# PROBLEM DESCRIPTION
Only the lines from the start of the data through the line containing "var tempTickDivisions = [9, 8, 10, 7];" should be written out, exactly as they are, with both ends included and the pictures left out.
* * * *
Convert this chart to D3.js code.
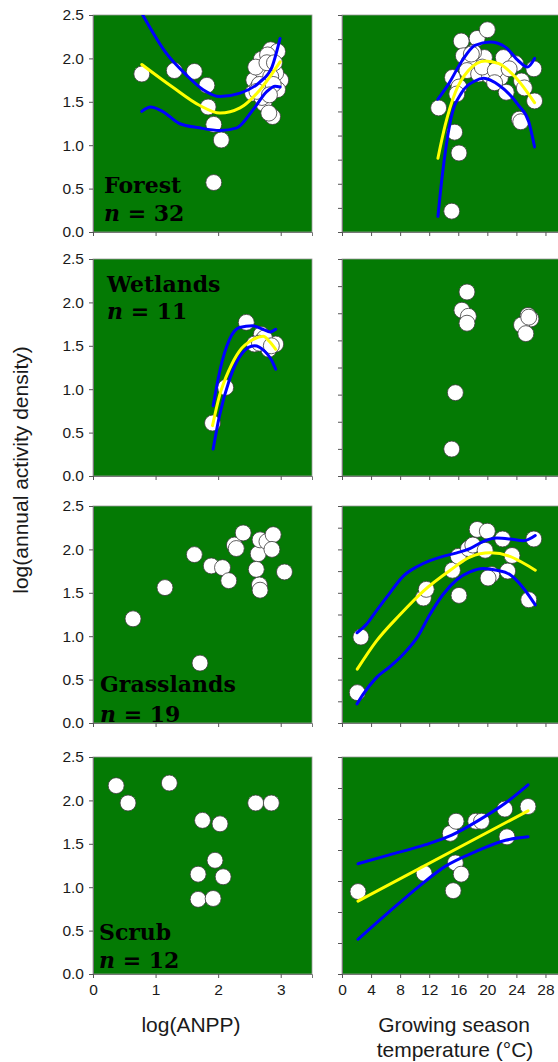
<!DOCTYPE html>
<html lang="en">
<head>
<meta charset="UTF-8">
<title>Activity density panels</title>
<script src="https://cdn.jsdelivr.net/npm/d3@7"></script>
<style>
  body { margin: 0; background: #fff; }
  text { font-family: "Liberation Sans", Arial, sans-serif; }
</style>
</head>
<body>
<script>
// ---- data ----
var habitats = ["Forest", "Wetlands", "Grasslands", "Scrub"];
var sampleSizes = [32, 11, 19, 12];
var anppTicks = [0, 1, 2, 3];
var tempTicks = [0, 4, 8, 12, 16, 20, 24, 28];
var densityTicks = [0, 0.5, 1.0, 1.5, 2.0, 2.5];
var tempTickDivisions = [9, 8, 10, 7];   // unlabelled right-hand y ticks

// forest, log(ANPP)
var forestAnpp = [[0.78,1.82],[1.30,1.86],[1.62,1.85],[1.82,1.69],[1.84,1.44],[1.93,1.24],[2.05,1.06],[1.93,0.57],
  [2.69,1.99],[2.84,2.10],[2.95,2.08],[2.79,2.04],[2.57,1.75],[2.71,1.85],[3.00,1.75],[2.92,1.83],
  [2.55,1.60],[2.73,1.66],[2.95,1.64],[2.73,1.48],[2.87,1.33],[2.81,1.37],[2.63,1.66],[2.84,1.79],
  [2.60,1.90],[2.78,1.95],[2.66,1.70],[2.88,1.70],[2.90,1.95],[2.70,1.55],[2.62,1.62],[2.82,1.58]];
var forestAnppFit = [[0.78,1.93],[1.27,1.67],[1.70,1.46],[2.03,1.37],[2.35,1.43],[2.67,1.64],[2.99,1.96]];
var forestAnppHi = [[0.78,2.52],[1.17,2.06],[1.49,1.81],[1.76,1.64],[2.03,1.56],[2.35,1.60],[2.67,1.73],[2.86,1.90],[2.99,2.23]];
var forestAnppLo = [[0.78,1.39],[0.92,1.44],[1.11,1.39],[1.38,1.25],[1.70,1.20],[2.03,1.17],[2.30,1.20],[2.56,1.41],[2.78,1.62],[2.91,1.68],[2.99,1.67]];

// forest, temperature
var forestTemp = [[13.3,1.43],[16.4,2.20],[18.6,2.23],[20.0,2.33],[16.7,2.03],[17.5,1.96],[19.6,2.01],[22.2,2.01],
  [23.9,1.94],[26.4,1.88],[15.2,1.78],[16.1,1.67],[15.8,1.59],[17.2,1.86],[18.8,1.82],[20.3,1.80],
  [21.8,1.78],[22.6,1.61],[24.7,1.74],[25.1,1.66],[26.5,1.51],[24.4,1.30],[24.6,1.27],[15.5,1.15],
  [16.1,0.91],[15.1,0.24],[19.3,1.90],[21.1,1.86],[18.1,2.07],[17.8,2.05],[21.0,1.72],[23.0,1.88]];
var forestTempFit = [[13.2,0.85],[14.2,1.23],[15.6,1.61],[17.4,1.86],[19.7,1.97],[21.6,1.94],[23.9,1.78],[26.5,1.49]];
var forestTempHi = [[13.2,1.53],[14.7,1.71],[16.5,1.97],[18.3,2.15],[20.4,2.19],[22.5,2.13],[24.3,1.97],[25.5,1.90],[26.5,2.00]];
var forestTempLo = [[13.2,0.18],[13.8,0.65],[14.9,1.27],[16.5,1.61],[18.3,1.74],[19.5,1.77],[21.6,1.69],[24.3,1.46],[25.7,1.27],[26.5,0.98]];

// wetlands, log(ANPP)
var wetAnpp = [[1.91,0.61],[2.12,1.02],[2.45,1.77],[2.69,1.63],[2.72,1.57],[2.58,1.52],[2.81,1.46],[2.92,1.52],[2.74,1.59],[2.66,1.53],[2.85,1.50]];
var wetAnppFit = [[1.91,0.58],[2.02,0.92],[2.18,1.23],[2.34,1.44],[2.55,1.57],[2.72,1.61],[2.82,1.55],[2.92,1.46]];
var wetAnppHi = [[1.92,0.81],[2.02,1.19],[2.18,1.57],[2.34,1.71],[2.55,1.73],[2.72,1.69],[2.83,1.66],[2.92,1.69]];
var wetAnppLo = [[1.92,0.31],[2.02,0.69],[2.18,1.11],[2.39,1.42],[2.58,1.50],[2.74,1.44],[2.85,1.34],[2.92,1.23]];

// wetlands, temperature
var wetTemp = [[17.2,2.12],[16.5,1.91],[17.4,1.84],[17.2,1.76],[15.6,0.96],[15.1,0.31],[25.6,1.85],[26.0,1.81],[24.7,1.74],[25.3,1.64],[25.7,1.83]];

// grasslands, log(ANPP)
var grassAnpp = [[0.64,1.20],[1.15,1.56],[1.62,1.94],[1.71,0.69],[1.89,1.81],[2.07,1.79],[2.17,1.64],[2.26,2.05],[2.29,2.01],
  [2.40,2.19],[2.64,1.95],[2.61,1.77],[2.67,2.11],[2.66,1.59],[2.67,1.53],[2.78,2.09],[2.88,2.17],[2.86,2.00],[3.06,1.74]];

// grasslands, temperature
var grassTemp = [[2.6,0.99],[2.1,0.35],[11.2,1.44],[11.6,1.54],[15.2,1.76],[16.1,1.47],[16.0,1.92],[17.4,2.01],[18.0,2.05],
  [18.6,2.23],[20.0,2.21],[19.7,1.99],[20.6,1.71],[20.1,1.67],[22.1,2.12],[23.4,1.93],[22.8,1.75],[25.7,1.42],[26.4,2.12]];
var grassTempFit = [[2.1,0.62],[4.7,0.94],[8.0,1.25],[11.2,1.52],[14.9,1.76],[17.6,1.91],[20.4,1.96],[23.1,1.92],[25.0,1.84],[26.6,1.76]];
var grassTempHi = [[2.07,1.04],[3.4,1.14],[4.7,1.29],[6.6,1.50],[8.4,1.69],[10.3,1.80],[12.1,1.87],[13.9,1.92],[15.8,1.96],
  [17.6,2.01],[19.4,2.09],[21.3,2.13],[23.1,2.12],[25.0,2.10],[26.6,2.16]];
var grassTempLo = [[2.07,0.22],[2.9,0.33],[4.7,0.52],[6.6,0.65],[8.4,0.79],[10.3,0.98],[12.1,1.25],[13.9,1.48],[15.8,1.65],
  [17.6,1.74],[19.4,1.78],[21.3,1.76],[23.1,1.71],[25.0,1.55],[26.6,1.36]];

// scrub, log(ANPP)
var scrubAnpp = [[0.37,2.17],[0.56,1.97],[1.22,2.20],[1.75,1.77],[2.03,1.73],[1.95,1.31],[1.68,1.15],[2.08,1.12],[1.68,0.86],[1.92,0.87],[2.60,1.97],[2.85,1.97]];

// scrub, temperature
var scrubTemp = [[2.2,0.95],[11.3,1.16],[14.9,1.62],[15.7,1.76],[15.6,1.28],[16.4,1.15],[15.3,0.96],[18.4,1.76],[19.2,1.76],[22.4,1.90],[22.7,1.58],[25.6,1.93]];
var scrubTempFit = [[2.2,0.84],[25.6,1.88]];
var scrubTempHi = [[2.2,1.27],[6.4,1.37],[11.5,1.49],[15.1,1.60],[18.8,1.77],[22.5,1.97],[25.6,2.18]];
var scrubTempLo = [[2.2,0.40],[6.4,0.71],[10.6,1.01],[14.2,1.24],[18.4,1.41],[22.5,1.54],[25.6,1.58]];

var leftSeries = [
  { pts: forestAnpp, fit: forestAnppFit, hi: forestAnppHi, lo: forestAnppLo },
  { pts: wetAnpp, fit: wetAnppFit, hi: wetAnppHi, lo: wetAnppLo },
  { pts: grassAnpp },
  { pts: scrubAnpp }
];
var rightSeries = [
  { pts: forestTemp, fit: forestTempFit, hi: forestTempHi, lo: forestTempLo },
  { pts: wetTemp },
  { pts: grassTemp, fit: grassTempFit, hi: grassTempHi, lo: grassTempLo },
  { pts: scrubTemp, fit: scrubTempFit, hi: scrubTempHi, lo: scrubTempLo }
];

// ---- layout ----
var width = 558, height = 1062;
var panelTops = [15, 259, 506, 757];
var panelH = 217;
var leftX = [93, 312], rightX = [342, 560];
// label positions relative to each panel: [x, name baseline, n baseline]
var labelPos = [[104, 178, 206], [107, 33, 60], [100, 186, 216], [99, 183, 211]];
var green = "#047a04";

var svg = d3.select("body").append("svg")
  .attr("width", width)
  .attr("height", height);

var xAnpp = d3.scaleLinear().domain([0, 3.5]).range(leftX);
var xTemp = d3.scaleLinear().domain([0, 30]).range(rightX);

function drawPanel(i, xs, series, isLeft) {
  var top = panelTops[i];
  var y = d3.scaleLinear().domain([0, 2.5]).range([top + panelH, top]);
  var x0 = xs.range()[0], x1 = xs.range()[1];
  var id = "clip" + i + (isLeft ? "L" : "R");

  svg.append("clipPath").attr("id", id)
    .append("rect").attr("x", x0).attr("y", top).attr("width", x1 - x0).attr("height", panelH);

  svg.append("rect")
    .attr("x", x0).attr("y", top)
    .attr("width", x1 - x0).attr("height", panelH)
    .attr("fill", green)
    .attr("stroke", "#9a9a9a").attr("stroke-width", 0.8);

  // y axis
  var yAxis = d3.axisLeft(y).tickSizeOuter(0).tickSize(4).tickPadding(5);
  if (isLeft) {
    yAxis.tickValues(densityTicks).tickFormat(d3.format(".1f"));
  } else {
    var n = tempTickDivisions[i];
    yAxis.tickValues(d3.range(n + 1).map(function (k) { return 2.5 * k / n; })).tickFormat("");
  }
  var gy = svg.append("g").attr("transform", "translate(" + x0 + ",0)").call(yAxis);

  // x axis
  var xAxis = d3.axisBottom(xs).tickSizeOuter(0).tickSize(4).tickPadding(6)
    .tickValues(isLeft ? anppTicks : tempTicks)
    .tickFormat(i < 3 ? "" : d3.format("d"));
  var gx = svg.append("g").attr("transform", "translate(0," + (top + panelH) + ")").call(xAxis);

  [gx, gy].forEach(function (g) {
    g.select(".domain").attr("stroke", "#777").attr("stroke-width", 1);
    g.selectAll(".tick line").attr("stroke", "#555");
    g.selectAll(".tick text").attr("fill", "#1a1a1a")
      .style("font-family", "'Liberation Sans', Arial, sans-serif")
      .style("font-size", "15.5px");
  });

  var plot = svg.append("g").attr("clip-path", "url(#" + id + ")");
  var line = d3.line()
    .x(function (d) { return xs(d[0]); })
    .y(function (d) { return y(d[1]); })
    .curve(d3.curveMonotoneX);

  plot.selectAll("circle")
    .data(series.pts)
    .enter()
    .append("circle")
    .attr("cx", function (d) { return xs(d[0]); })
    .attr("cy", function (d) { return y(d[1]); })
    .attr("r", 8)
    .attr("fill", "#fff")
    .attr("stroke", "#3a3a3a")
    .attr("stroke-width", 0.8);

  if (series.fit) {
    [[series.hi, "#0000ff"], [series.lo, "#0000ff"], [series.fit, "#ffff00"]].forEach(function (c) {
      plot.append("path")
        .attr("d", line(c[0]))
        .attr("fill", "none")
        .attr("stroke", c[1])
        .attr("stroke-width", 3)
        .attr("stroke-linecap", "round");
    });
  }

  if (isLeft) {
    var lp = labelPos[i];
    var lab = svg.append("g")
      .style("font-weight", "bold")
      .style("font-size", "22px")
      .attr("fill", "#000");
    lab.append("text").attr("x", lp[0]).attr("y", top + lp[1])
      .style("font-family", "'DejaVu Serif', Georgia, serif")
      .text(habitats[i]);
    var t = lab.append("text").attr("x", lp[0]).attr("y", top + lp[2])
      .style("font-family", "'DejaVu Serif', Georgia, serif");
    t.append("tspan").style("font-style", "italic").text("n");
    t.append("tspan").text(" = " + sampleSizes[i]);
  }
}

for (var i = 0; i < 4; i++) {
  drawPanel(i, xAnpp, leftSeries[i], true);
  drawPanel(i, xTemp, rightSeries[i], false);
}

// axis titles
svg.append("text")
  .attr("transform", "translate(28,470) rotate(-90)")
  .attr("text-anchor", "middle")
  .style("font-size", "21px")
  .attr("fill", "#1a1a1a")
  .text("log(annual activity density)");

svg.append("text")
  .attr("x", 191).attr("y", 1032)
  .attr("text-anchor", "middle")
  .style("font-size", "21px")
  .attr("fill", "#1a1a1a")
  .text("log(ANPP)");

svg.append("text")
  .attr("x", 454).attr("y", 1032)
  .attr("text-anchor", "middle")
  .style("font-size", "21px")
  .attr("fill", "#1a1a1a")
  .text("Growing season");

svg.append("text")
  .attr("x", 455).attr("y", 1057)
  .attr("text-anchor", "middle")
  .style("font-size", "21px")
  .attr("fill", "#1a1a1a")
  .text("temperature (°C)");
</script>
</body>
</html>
* * * *
# TASK RESPONSE
Convert this chart to D3.js code.
<!DOCTYPE html>
<html lang="en">
<head>
<meta charset="UTF-8">
<title>Activity density panels</title>
<script src="https://cdn.jsdelivr.net/npm/d3@7"></script>
<style>
  body { margin: 0; background: #fff; }
  text { font-family: "Liberation Sans", Arial, sans-serif; }
</style>
</head>
<body>
<script>
// ---- data ----
var habitats = ["Forest", "Wetlands", "Grasslands", "Scrub"];
var sampleSizes = [32, 11, 19, 12];
var anppTicks = [0, 1, 2, 3];
var tempTicks = [0, 4, 8, 12, 16, 20, 24, 28];
var densityTicks = [0, 0.5, 1.0, 1.5, 2.0, 2.5];
var tempTickDivisions = [9, 8, 10, 7];   // unlabelled right-hand y ticks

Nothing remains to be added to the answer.